With the spread of Japanese restaurants in the United States, sake drinking started to catch on there about 10 years ago. And, once the French paired it with fusion dishes, Western restaurants began to add one or two kinds to their wine lists.

'Sake is not yet a recreational drink, like wine, beer or whisky, but we are working on it,' says Ricken Lau, the Hong Kong representative of Josen Sake which produces the Taiko brand, adding that between 2001 and last year Japanese exports of the product doubled.

The company is now promoting sake cocktails in Hong Kong, mixing it with vodka, triple sec, liqueur or bubbly.
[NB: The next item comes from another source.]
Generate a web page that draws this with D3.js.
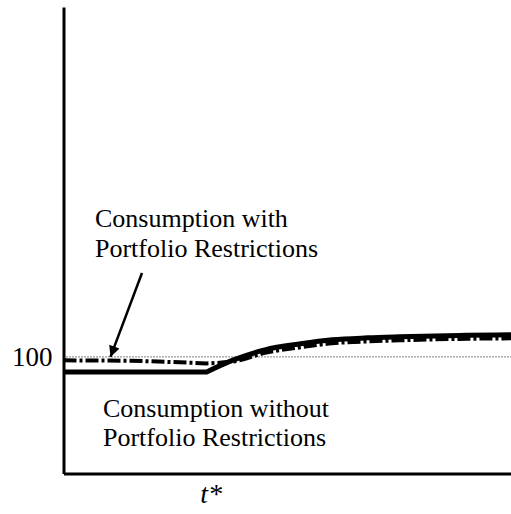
<!DOCTYPE html>
<html>
<head>
<meta charset="utf-8">
<script src="https://cdnjs.cloudflare.com/ajax/libs/d3/7.8.5/d3.min.js"></script>
<style>
  body { margin: 0; background: #fff; }
  svg { display: block; }
</style>
</head>
<body>
<div id="corpo"></div>
<script>
// time points (t* = 32) and consumption index values
var tempo = [0, 15, 26, 32, 38, 45, 53, 60, 68, 75, 83, 90, 100];
var semRestricao = [98.71, 98.71, 98.71, 98.71, 99.74, 100.60, 101.12, 101.46, 101.63, 101.72, 101.80, 101.85, 101.89];
var comRestricao = [99.70, 99.66, 99.53, 99.44, 99.61, 100.34, 100.82, 101.16, 101.33, 101.42, 101.50, 101.55, 101.59];
var tStar = 32;
var nivelBase = 100;

var width = 511, height = 514;
var fonte = "Liberation Serif";

var svg = d3.select("#corpo").append("svg")
	.attr("width", width)
	.attr("height", height)
	.attr("font-family", fonte);

var x = d3.scaleLinear().domain([0, 100]).range([63.5, 511]);
var y = d3.scaleLinear().domain([90, 130]).range([473.5, 7]);

var serie = function(vals) {
	return tempo.map(function(t, i) { return [t, vals[i]]; });
};

var line = d3.line()
	.x(function(d) { return x(d[0]); })
	.y(function(d) { return y(d[1]); })
	.curve(d3.curveMonotoneX);

// split at t* so the kink stays sharp
var antes = function(d) { return d[0] <= tStar; };
var depois = function(d) { return d[0] >= tStar; };

/* linha pontilhada em 100 */
svg.append("line")
	.attr("x1", x(0)).attr("x2", x(100))
	.attr("y1", y(nivelBase)).attr("y2", y(nivelBase))
	.attr("stroke", "#000")
	.attr("stroke-width", 1)
	.attr("stroke-dasharray", "1,2");

// consumo sem restricoes (solid)
var sem = serie(semRestricao);
svg.append("path")
	.attr("d", line(sem.filter(antes)) + line(sem.filter(depois)).replace(/^M/, "L"))
	.attr("fill", "none")
	.attr("stroke", "#000")
	.attr("stroke-width", 5);

// consumo com restricoes (dash-dot)
var com = serie(comRestricao);
svg.append("path")
	.attr("d", line(com.filter(antes)) + line(com.filter(depois)).replace(/^M/, "L"))
	.attr("fill", "none")
	.attr("stroke", "#000")
	.attr("stroke-width", 4)
	.attr("stroke-dasharray", "13,3,3,3");

/*=== eixos ===*/
var yAxis = d3.axisLeft(y)
	.tickValues([nivelBase])
	.tickSize(0)
	.tickSizeOuter(0)
	.tickPadding(11)
	.tickFormat(d3.format("d"));

var gy = svg.append("g")
	.attr("transform", "translate(" + x(0) + ",0)")
	.call(yAxis);
gy.attr("font-family", fonte);
gy.select(".domain").attr("stroke-width", 3);
gy.selectAll("text")
	.attr("font-family", fonte)
	.attr("font-size", 27)
	.attr("dy", "0.32em");

var xAxis = d3.axisBottom(x)
	.tickValues([tStar])
	.tickSize(0)
	.tickSizeOuter(0)
	.tickFormat(function() { return "t*"; });

var gx = svg.append("g")
	.attr("transform", "translate(0," + y(90) + ")")
	.call(xAxis);
gx.attr("font-family", fonte);
gx.select(".domain").attr("stroke-width", 3);
gx.selectAll("text")
	.attr("font-family", fonte)
	.attr("y", 29.5)
	.attr("dy", 0)
	.attr("dx", 4)
	.attr("font-size", 28)
	.attr("font-style", "italic");

/*=== rotulos ===*/
var fs = 26;
var rotulos = [
	["Consumption with", 95, 227],
	["Portfolio Restrictions", 95, 257],
	["Consumption without", 103, 417],
	["Portfolio Restrictions", 103, 446]
];
rotulos.forEach(function(r) {
	svg.append("text")
		.attr("x", r[1]).attr("y", r[2])
		.attr("font-family", fonte)
		.attr("font-size", fs)
		.attr("fill", "#000")
		.text(r[0]);
});

// seta
svg.append("defs").append("marker")
	.attr("id", "seta")
	.attr("viewBox", "0 0 10 10")
	.attr("refX", 10).attr("refY", 5)
	.attr("markerUnits", "userSpaceOnUse")
	.attr("markerWidth", 16).attr("markerHeight", 11)
	.attr("orient", "auto")
	.append("path")
	.attr("d", "M0,0 L10,5 L0,10 Z")
	.attr("fill", "#000");

svg.append("line")
	.attr("x1", 142).attr("y1", 273)
	.attr("x2", x(10.5)).attr("y2", y(nivelBase))
	.attr("stroke", "#000")
	.attr("stroke-width", 2.5)
	.attr("marker-end", "url(#seta)");
</script>
</body>
</html>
In a bid to attract a younger clientele, other new sake types include real gold flakes, such as Taiko's Daiginjyo, or sparkle like champagne, such as Dassai Junmai Daiginjyo, which is recommended as an aperitif or to accompany sashimi.

Good sake rice, which has larger grains and is chewier than that used for cooking, is usually produced in the midwest and north of Japan, where temperatures can be high during the day but low at night.

For the production of sake, they use the very middle of the rice, called shimpaku. The less protein it contains, the better the sake. First, the outer part of the rice grain is ground away, and the amount left will define the fineness of the drink. If 50 per cent is ground away, the sake will be categorised as Daiginjyo, if 40 per cent, it is Ginjyo, and if 30 per cent, it is called Honjyozo.

Sake can be subdivided into different categories, such as Genshu, 19 degrees strong sake undiluted with water, Namazake known for a fresh and light taste because it has not been pasteurised and Nigori which has unfermented rice solids left floating inside. Added alcohol makes Honjyozo lighter and drier with a more prominent sak?flavour.

After grinding and steaming, koji mould is spread over a small portion of the rice. This makes koji, which is then added to some steamed rice to make the 'yeast starter'.

Gradually, water and more rice are added, with the resulting mash fermenting for 30 days. While koji turns the starch into sugar, the yeast turns the sugar into alcohol. What follows is pressing the sake from the mash, pasteurisation, ageing for four to five months in below-zero temperatures, filtering, bottling and delivery to customers.

Critical to the process are the water, which should have minimal iron in it as that slows fermentation, and the temperature. That should reach below zero by the time the product is ready for ageing, since low temperatures slow fermentation and create a milder taste. This explains why most breweries are in the mountains, though some have started to use temperature-controlled facilities.

Unlike wine, sake cannot be kept long. Even if a bottle is unopened, it is best to refrigerate it at under 5 degrees Celsius and, in any case, to consume it within one year.

The production of sake by traditional means takes place from October to March and the end of that period marks the high season for promotional activities. In Hong Kong, for example, City'super organises a promotion and sak?tasting, with Japanese brewers attending, and the Marriott hotel holds a special tasting event.

Sake can be enjoyed much like wine and, indeed, is categorised into sweet, dry, light and full-bodied types. Some are drunk cooled or warmed but should never be too cold or hot, since that diminishes the flavour.

Daiginjyo should always be served cooled as its taste is delicate, while Ginjyo can be served at 'sunlight warm', which is less warm than body temperature.

Aromatic sake, with a fruity or flowery flavour, is excellent as an aperitif, while the 'refreshing' type goes with sushi or sashimi. Both are always consumed cold. Middle to full-bodied sake with a rich flavour, can accompany meat, cheese or pasta and can be drunk warm. Sweet sake is good with desserts or dried fruit.